Dadurch, dass die Rating-Methodologien für Banken, Versicherungen, Gebietskörperschaften und Fonds international sind, bestehen ebenfalls für Rating Advisory keine Grenzen für die Beratungsdienstleistung. Das Know-how über die Arbeitsweise von Ratingagenturen ist nebst Österreich auch in vollem Umfang in der Schweiz und Deutschland abrufbar.
Für Fondsgesellschaften sind gute Ratings beispielsweise von Lipper, Morningstar und Sauren wertvoll. Können Sie da auch helfen?

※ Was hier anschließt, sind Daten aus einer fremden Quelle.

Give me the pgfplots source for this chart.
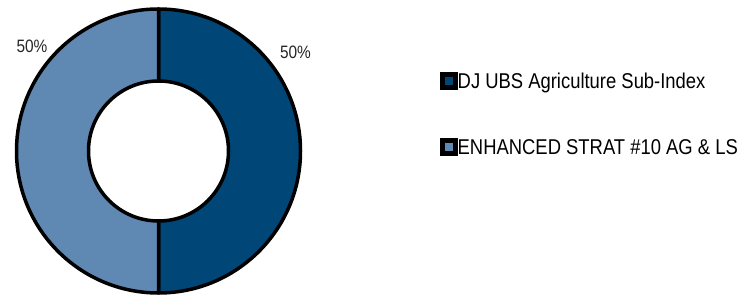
\documentclass[border=0pt]{standalone}
\usepackage{pgfplots}
\pgfplotsset{compat=1.18}
\usepackage{pgfplotstable}
\usepackage{fontspec}
\setmainfont{Liberation Sans}[FakeStretch=0.86]
\definecolor{djdark}{HTML}{004677}
\definecolor{enhlight}{HTML}{5F88B3}

\pgfplotstableread{
name value
DJ 50
ENH 50
}\sharetable
\pgfplotstablegetelem{0}{value}\of\sharetable \let\va\pgfplotsretval
\pgfplotstablegetelem{1}{value}\of\sharetable \let\vb\pgfplotsretval
\pgfmathsetmacro{\fracA}{\va/(\va+\vb)}
\pgfmathsetmacro{\angA}{360*\fracA}
\pgfmathsetmacro{\sA}{90}
\pgfmathsetmacro{\eA}{90-\angA}
\pgfmathsetmacro{\eB}{90-360}

\begin{document}%
\begin{tikzpicture}
\begin{axis}[
  width=745bp, height=295bp, scale only axis,
  xmin=0, xmax=745, ymin=0, ymax=295,
  hide axis, clip=false,
  legend cell align=left,
  legend image code/.code={\draw[#1, line width=5bp] (0bp,-6.5bp) rectangle (13bp,6.5bp);},
  legend style={draw=none, fill=none, inner xsep=0pt, inner ysep=0pt,
    nodes={inner sep=0pt, text depth=0pt},
    at={(axis cs:439.5,181)}, anchor=west,
    row sep=48bp,
    /tikz/every even column/.append style={column sep=5.5bp},
    font=\fontsize{21.5}{24}\selectfont},
]
\addplot[draw=none, forget plot] coordinates {(0,0) (745,295)};
% donut wedges
\begin{scope}[shift={(axis cs:158.5,144)}]
\filldraw[fill=djdark, draw=black, line width=3.5bp, line join=round]
  (\sA:142bp) arc[start angle=\sA, end angle=\eA, radius=142bp]
  -- (\eA:70bp) arc[start angle=\eA, end angle=\sA, radius=70bp] -- cycle;
\filldraw[fill=enhlight, draw=black, line width=3.5bp, line join=round]
  (\eA:142bp) arc[start angle=\eA, end angle=\eB, radius=142bp]
  -- (\eB:70bp) arc[start angle=\eB, end angle=\eA, radius=70bp] -- cycle;
\end{scope}
\node[font=\fontsize{18}{20}\selectfont, text=black!85] at (axis cs:295.5,242.5) {\va\%};
\node[font=\fontsize{18}{20}\selectfont, text=black!85] at (axis cs:32,249) {\vb\%};
\addlegendimage{fill=djdark, draw=black}
\addlegendentry{DJ UBS Agriculture Sub-Index}
\addlegendimage{fill=enhlight, draw=black}
\addlegendentry{ENHANCED STRAT \#10 AG \& LS}
\path (axis cs:0,0) rectangle (axis cs:745,295);
\end{axis}
\end{tikzpicture}%
\end{document}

Selbstverständlich. Fonds-Ratings basieren auf klaren Methodologien der einzelnen Ratingagenturen, wobei beispielsweise Morningstar gerade auf dieses Segment spezialisiert ist. Oftmals sind sich Morningstar und Standard & Poor‘s einig, was die Bewertung eines Fonds angeht, trotz allem kommen unterschiedliche Methodologien und Ratingfaktoren zum Einsatz. Strategisch ist es für einen Fonds zu allererst sehr wichtig zu definieren, auf welchen der verschiedenen Fonds-Rating-Anbieter am meisten Wert gelegt wird. In einem zweiten Schritt ist die angewandte Rating-Methodologie inklusive der quantitativen und vergangenheitsgerichteten Performance sowie qualitativer und zukunftsgerichteter Ratingfaktoren auschlaggebend. Bei der quantitativen Bewertung kommen klare Modelle, die unter anderem auf Sharpe-Ratio und statistischen Modellen basieren, zum Einsatz, deren Auswirkungen auf das Rating sich – bei Kenntnis der Methodolgien – im Vorhinein berechnen lassen. Bei der qualitativen Analyse geht es darum, den Bonitätsbewertern möglichst akkurate Informationen beispielsweise zum gesamten Team zur Verfügung zu stellen, inklusive der jeweiligen Fondsmanager-Strategien während und nach der Finanzkrise von 2008. Ebenso wie professionelle Investoren analysieren auch Ratingagenturen zukünftige Szenarien, um sich eben nicht lediglich auf vergangene Daten zu stützen. In diesem Zusammenhang sprechen Fonds-Manager sehr oft von dem Rückspiegel im Auto, der ja auch nicht dazu dient, einen Crash zu verhindern, auch wenn der Blick nach hinten gelegentlich sehr nützlich ist.